[Given data]
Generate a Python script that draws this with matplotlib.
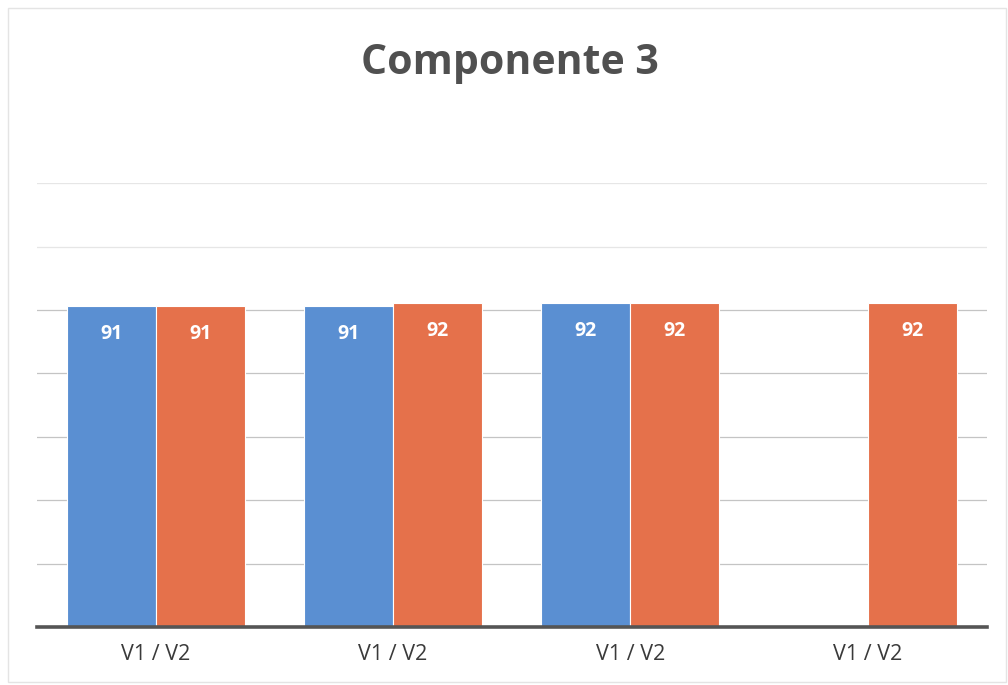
import numpy as np
import matplotlib.pyplot as plt
from matplotlib.patches import Rectangle

# Dados
categorias = ["V1 / V2", "V1 / V2", "V1 / V2", "V1 / V2"]
valores_v1 = [91, 91, 92, np.nan]
valores_v2 = [91, 92, 92, 92]
titulo = "Componente 3"

cor_v1 = "#5A8FD2"
cor_v2 = "#E5714B"

plt.rcParams['font.family'] = ['Open Sans', 'DejaVu Sans']

fig = plt.figure(figsize=(10.08, 6.85), dpi=100)
fig.patch.set_facecolor("white")

# moldura leve do gráfico (como na digitalização)
fig.add_artist(Rectangle((0.008, 0.004), 0.99, 0.984, transform=fig.transFigure,
                         fill=False, edgecolor="#e4e4e4", linewidth=1.0))

ax = fig.add_axes([0.0367, 0.0847, 0.942, 0.648])

x = np.arange(len(categorias))
largura = 0.375

# linhas de grade horizontais
ax.set_ylim(0, 126)
ax.set_yticks(np.arange(18, 127, 18))
ax.yaxis.grid(True, color="#c4c4c4", linewidth=0.9, zorder=0)
ax.set_axisbelow(True)
# as duas linhas de cima aparecem bem fracas na digitalização
for linha in ax.get_ygridlines()[-2:]:
    linha.set_color("#e6e6e6")

barras_v1 = ax.bar(x - largura / 2, valores_v1, largura, color=cor_v1,
                   edgecolor="white", linewidth=0.8, zorder=2)
barras_v2 = ax.bar(x + largura / 2, valores_v2, largura, color=cor_v2,
                   edgecolor="white", linewidth=0.8, zorder=2)

for barras, valores in [(barras_v1, valores_v1), (barras_v2, valores_v2)]:
    for b, v in zip(barras, valores):
        if np.isnan(v):
            continue
        ax.annotate(f"{v:.0f}", (b.get_x() + b.get_width() / 2, v),
                    xytext=(0, -20), textcoords="offset points",
                    ha="center", va="center", color="white",
                    fontsize=14, fontweight="bold", zorder=3)

ax.set_xlim(-0.5, 3.5)
ax.set_xticks(x)
ax.set_xticklabels(categorias, fontsize=15.5, color="#3a3a3a")
ax.tick_params(axis="x", length=0, pad=12)
ax.tick_params(axis="y", length=0, labelleft=False)

for lado in ["top", "right", "left"]:
    ax.spines[lado].set_visible(False)
ax.spines["bottom"].set_color("#555555")
ax.spines["bottom"].set_linewidth(2.6)
ax.spines["bottom"].set_zorder(4)

fig.text(0.506, 0.908, titulo, ha="center", va="center", fontsize=29.5,
         fontweight="bold", color="#505050")

fig.savefig("out.png", dpi=100)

[The exercise] Exactly as they appear, print the lines of the listing above from its first line through the line that contains "plt.rcParams['font.family'] = ['Open", minus the pictures.

[Exercise output]
Generate a Python script that draws this with matplotlib.
import numpy as np
import matplotlib.pyplot as plt
from matplotlib.patches import Rectangle

# Dados
categorias = ["V1 / V2", "V1 / V2", "V1 / V2", "V1 / V2"]
valores_v1 = [91, 91, 92, np.nan]
valores_v2 = [91, 92, 92, 92]
titulo = "Componente 3"

cor_v1 = "#5A8FD2"
cor_v2 = "#E5714B"

plt.rcParams['font.family'] = ['Open Sans', 'DejaVu Sans']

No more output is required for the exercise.